I’m not going to try to square this with a claim for Max’s humanity, much less the far grislier strangulation of an importunate lover in a lavatory, during a disorderly party during the very final days of the Reich. Nor the murders on the last page! I will note that Max’s murders are impassioned; conversely, he cannot bear to take part in the “actions” against the Jews, in which all members of the SS, officers as well as their men, are expected to participate. Max’s squeamishness in this regard is noted by the gimlet eyes of his superiors; at last there is nothing for it but to climb down into a ravine and shoot. 
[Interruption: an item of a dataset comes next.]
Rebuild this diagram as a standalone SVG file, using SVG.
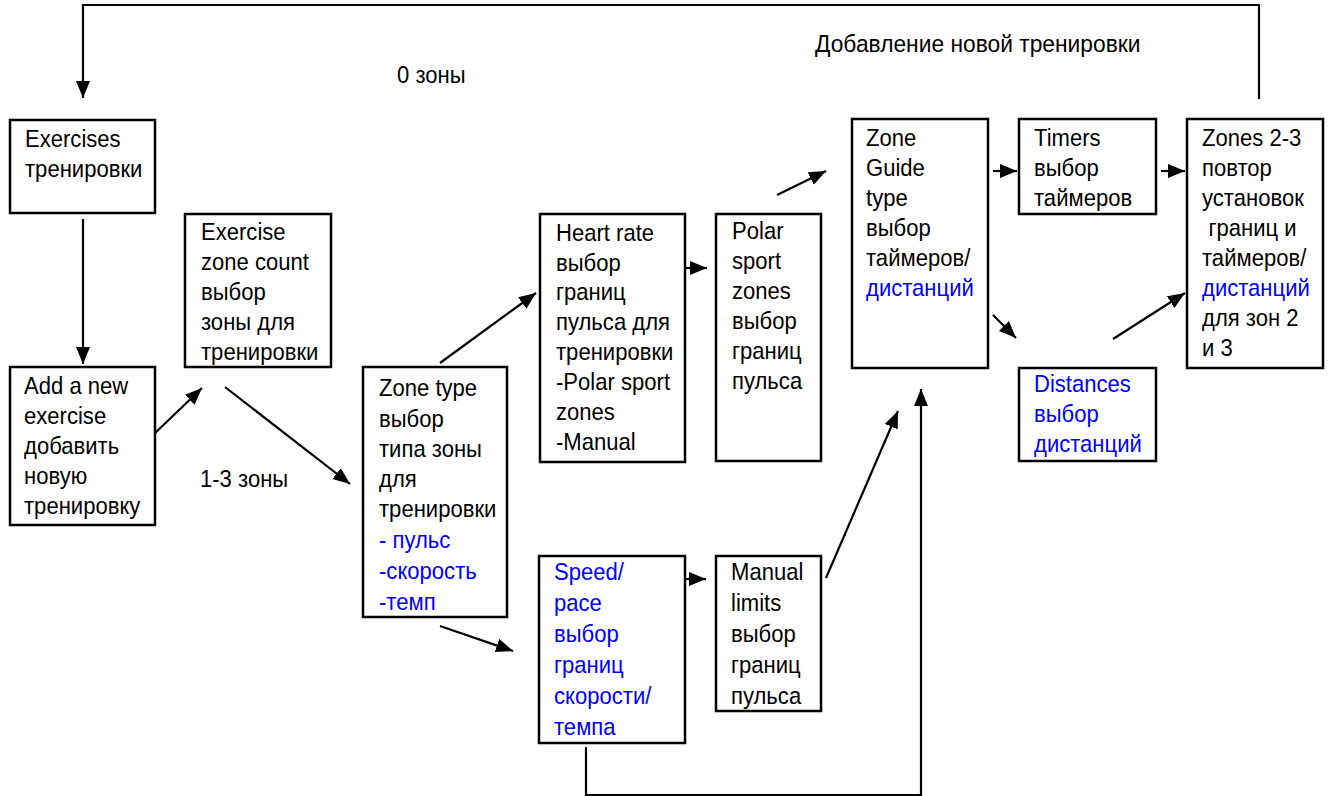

Men came and went, they shot round after round, almost without stopping. I was petrified, I didn’t know what to do. Grafhorst came over and shook me by the arm. “Obersturmführer!” He pointed his gun at the bodies. “Try to finish off the wounded. “I took out my pistol and headed for a group; a very young man was sobbing in  pain, I aimed my gun at his head and squeezed the trigger, but it didn’t go off, I had forgotten to lift the safety catch. I lifted it and shot him in the forehead, he twitched and was suddenly still. 

Max is genuinely and deeply grieved when his new friend, Leutnant Dr Voss, a linguist attached to the army (not the SS), is killed by peasants who dialect he is
studying. He rushes to the dying man’s bedside and begs the attending doctor to administer morphine even though it is in short supply. “I gently touched Voss’s cheek with the back of my fingers, and went out too.”